We don't do that anymore though. Less people would participate in decorating and we all just got older.
At the beginning of each December my grandma on the docile family side gets all of us tickets to a Christmas play. We all grab dinner beforehand and then I put on my flame-retardant suit so as not to harm the other audience members when I burst into flame after setting foot on the sacred ground of the church the play takes place at. The plays are generally entertaining at the very least. At the end the family huddles up and we all pull names from a little box to determine who we are going to play secret Santa to that year.
When Christmas Eve rolls around we go to docile fam side Grandma house and hang out. It's mellow. We have a nice dinner, then presents are sorted, and we go around from youngest to oldest, each opening one present per round (we only have one secret Santa, but sometimes they get us a few things, and my Grandma always gets everyone an extra gift).

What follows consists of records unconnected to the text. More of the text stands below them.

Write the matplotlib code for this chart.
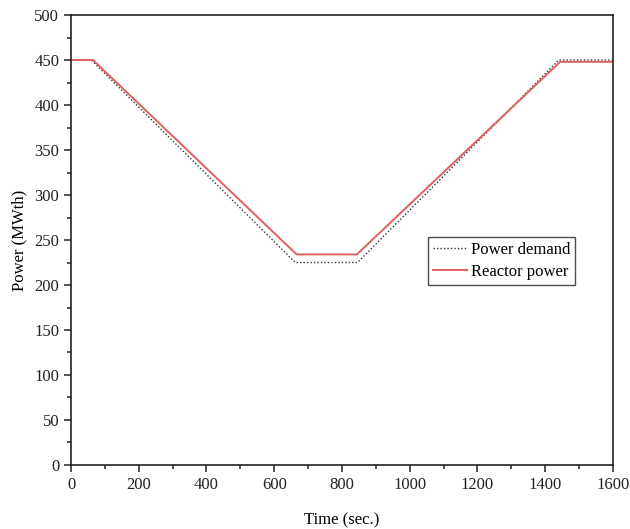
import matplotlib
matplotlib.use('Agg')
from matplotlib import pyplot as plt
from matplotlib.ticker import MultipleLocator

# power demand and reactor power (MWth) at the kink points
t_demand = [0, 60, 662, 846, 1440, 1600]
p_demand = [450, 450, 225, 225, 450, 450]

t_reactor = [0, 65, 666, 844, 1444, 1600]
p_reactor = [450, 450, 234, 234, 448, 448]

plt.rcParams['font.family'] = ['Liberation Serif', 'DejaVu Serif']

fig = plt.figure(figsize=(6.3, 5.29), dpi=100)
ax = fig.add_axes([0.1127, 0.121, 0.8603, 0.8506])

ax.plot(t_demand, p_demand, color='#333333', linestyle=(0, (1, 1.5)), linewidth=1.0, label='Power demand')
ax.plot(t_reactor, p_reactor, color='#e06060', linewidth=1.4, label='Reactor power')

ax.set_xlim(0, 1600)
ax.set_ylim(0, 500)
ax.xaxis.set_major_locator(MultipleLocator(200))
ax.xaxis.set_minor_locator(MultipleLocator(100))
ax.yaxis.set_major_locator(MultipleLocator(50))
ax.yaxis.set_minor_locator(MultipleLocator(25))
ax.tick_params(which='both', direction='out', top=False, right=False, labelsize=12, colors='#222222')
ax.tick_params(which='major', length=5, width=1.1)
ax.tick_params(which='minor', length=3, width=1.1)
for s in ax.spines.values():
    s.set_linewidth(1.2)
    s.set_color('#222222')

ax.set_xlabel('Time (sec.)', fontsize=12, labelpad=14)
ax.set_ylabel('Power (MWth)', fontsize=12, labelpad=5)

leg = ax.legend(loc='upper left', bbox_to_anchor=(0.659, 0.507), borderaxespad=0, fontsize=12,
                frameon=True, fancybox=False, edgecolor='#222222',
                handlelength=2.0, handletextpad=0.25, borderpad=0.3, labelspacing=0.35)
leg.get_frame().set_linewidth(1.0)

fig.savefig('out.png', dpi=100)
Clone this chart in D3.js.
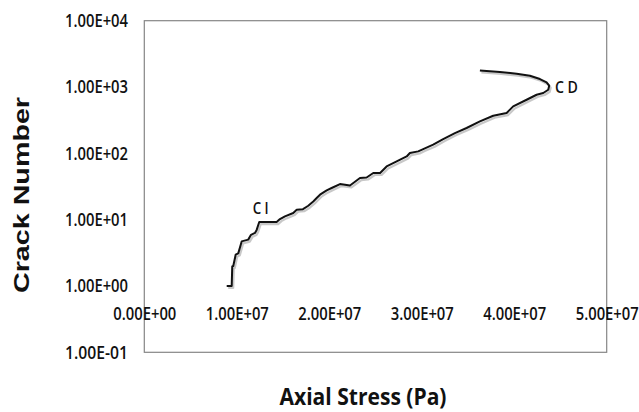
<!DOCTYPE html>
<html>
<head>
<meta charset="utf-8">
<script src="https://cdn.jsdelivr.net/npm/d3@7"></script>
<style>
  body { margin: 0; background: #fff; }
  svg { display: block; }
</style>
</head>
<body>
<svg id="main-svg" width="639" height="412"></svg>
<script>
// axial stress (Pa) and crack count
var stress = [0.891e7, 0.945e7, 0.951e7, 0.962e7, 0.988e7, 1.016e7, 1.053e7, 1.124e7, 1.154e7, 1.197e7,
  1.215e7, 1.243e7, 1.431e7, 1.467e7, 1.521e7, 1.611e7, 1.648e7, 1.716e7, 1.773e7, 1.827e7,
  1.864e7, 1.9e7, 1.972e7, 2.026e7, 2.116e7, 2.224e7, 2.332e7, 2.404e7, 2.476e7, 2.55e7,
  2.62e7, 2.729e7, 2.837e7, 2.872e7, 2.962e7, 3.016e7, 3.124e7, 3.232e7, 3.359e7, 3.485e7,
  3.629e7, 3.773e7, 3.918e7, 3.989e7, 4.134e7, 4.242e7, 4.314e7, 4.368e7, 4.378e7, 4.35e7,
  4.278e7, 4.17e7, 4.026e7, 3.845e7, 3.629e7]
var cracks = [1, 1, 1.97, 2, 2.96, 3.1, 4.7, 5, 5.9, 6.3,
  7, 9.2, 9.2, 10.2, 11.2, 12.6, 14.1, 14.4, 16.2, 18.8,
  21.2, 23.8, 27.6, 30, 34.4, 32.8, 42.4, 43.2, 50.5, 50.5,
  63.4, 75.4, 89.8, 101, 107, 116, 135, 164, 202, 241,
  303, 369, 405, 510, 643, 765, 812, 910, 1047, 1174,
  1320, 1480, 1590, 1683, 1780]
var xTicks = [0, 1e7, 2e7, 3e7, 4e7, 5e7]
var yTicks = [0.1, 1, 10, 100, 1000, 10000]
var notes = [{text: 'C I', x: 1.172e7, y: 12.1, w: 16}, {text: 'C D', x: 4.44e7, y: 800, w: 23}]

var svg = d3.select('#main-svg')
var plotL = 144.3, plotR = 606.7, plotT = 20.7, plotB = 352.3

var x = d3.scaleLinear().domain([0, 5e7]).range([plotL, plotR])
var y = d3.scaleLog().domain([0.1, 1e4]).range([plotB, plotT])

// Excel style number labels, ie. 1.00E+04
function sci(v) {
  var parts = v.toExponential(2).split('e')
  var ex = parts[1]
  return parts[0] + 'E' + ex[0] + ex.slice(1).padStart(2, '0')
}

svg.append('rect')
  .attr('x', plotL).attr('y', plotT)
  .attr('width', plotR - plotL).attr('height', plotB - plotT)
  .attr('fill', 'none')
  .attr('stroke', '#868686')
  .attr('stroke-width', 1.2)

var yAxis = svg.append('g')
  .attr('transform', 'translate(' + 128 + ',0)')
  .call(d3.axisLeft(y).tickValues(yTicks).tickFormat(sci).tickSize(0).tickPadding(0))
yAxis.select('.domain').remove()

var xAxis = svg.append('g')
  .attr('transform', 'translate(0,' + (y(1) + 21) + ')')
  .call(d3.axisBottom(x).tickValues(xTicks).tickFormat(sci).tickSize(0).tickPadding(0))
xAxis.select('.domain').remove()

svg.selectAll('.tick text')
  .attr('fill', '#111')
  .style('font-family', '"Open Sans", sans-serif')
  .style('font-weight', 600)
  .style('font-size', '18px')
  .attr('textLength', 63)
  .attr('lengthAdjust', 'spacingAndGlyphs')

var line = d3.line()
  .x(function(d) { return x(d[0]) })
  .y(function(d) { return y(d[1]) })
var pts = d3.zip(stress, cracks)

// soft drop shadow like the spreadsheet line
svg.append('path')
  .datum(pts)
  .attr('d', line)
  .attr('transform', 'translate(1.5,2)')
  .attr('fill', 'none')
  .attr('stroke', '#9a9a9a')
  .attr('stroke-opacity', 0.55)
  .attr('stroke-width', 2.2)
  .attr('stroke-linejoin', 'round')

svg.append('path')
  .datum(pts)
  .attr('d', line)
  .attr('fill', 'none')
  .attr('stroke', '#111')
  .attr('stroke-width', 2)
  .attr('stroke-linejoin', 'round')

svg.selectAll('.note')
  .data(notes)
  .enter().append('text')
  .attr('class', 'note')
  .attr('x', function(d) { return x(d.x) })
  .attr('y', function(d) { return y(d.y) })
  .attr('fill', '#111')
  .style('font-family', '"Open Sans", sans-serif')
  .style('font-weight', 600)
  .style('font-size', '17px')
  .attr('textLength', function(d) { return d.w })
  .attr('lengthAdjust', 'spacingAndGlyphs')
  .text(function(d) { return d.text })

svg.append('text')
  .attr('x', 363)
  .attr('y', 405)
  .attr('text-anchor', 'middle')
  .attr('fill', '#111')
  .style('font-family', '"Open Sans", sans-serif')
  .style('font-weight', 700)
  .style('font-size', '23px')
  .attr('textLength', 167)
  .attr('lengthAdjust', 'spacingAndGlyphs')
  .text('Axial Stress (Pa)')

svg.append('text')
  .attr('transform', 'translate(29,195) rotate(-90)')
  .attr('text-anchor', 'middle')
  .attr('fill', '#111')
  .style('font-family', '"Liberation Sans", Arial, sans-serif')
  .style('font-weight', 700)
  .style('font-size', '22px')
  .attr('textLength', 196)
  .attr('lengthAdjust', 'spacingAndGlyphs')
  .text('Crack Number')
</script>
</body>
</html>
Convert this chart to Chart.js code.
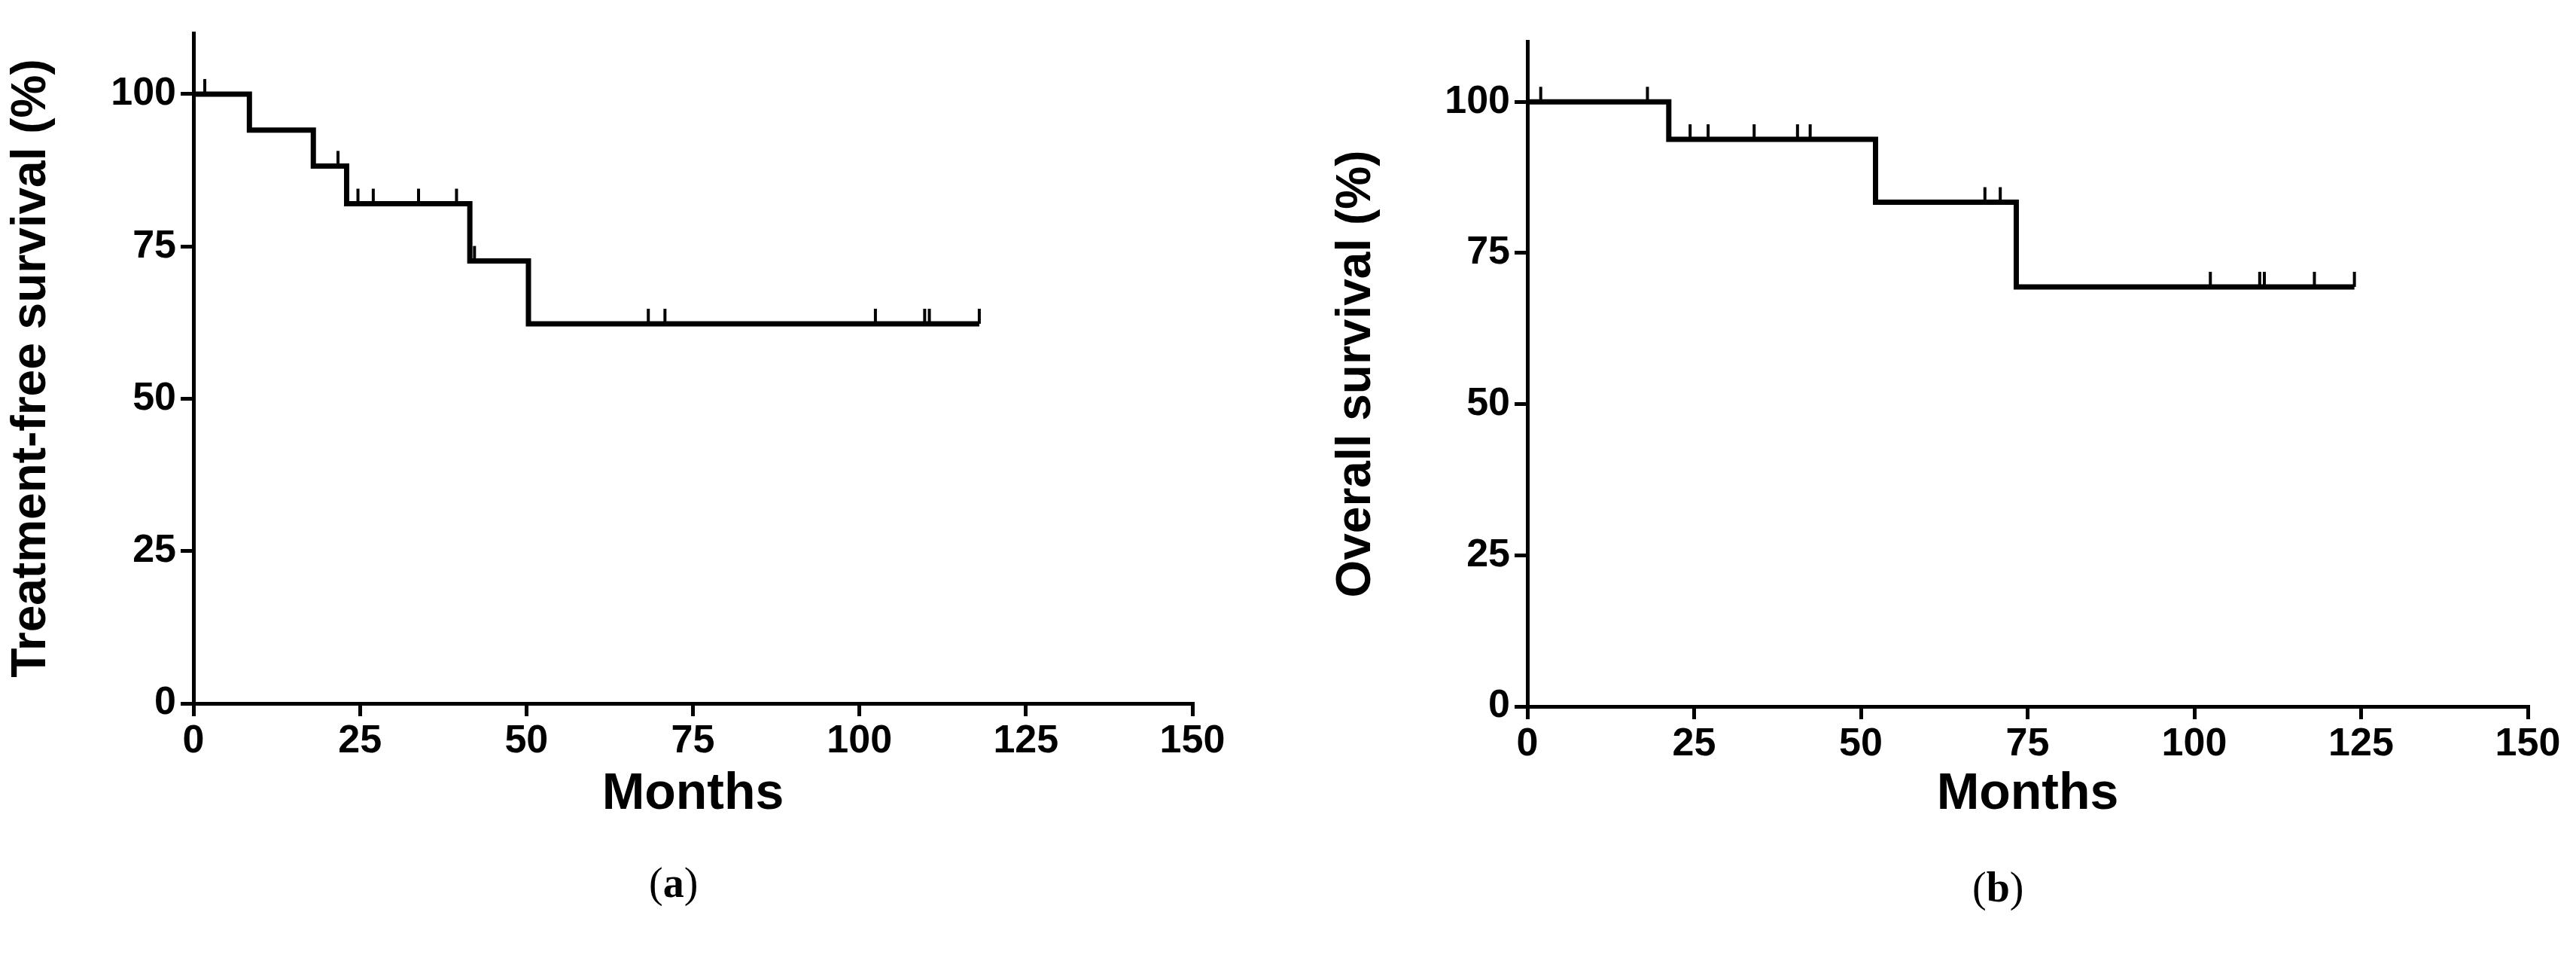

Later, our immediate family breaks off and we go either to my dad's or my sister's place. We open the presents we all got for each other, then my dad pulls out the board game he got for us. We all play the game and whoever wins gets to keep the board game.
That is probably one of my favorite parts of our Christmas tradition.
The next day is Christmas. My siblings and cousins all hop in our cars and we make our trek up into the mountains to my aunt's house. It's all just fun family time from there on out. The only people that get presents on that side are the little children, which is fine. The company is all we care about
Aaaaaaand those are pretty much my family's traditions!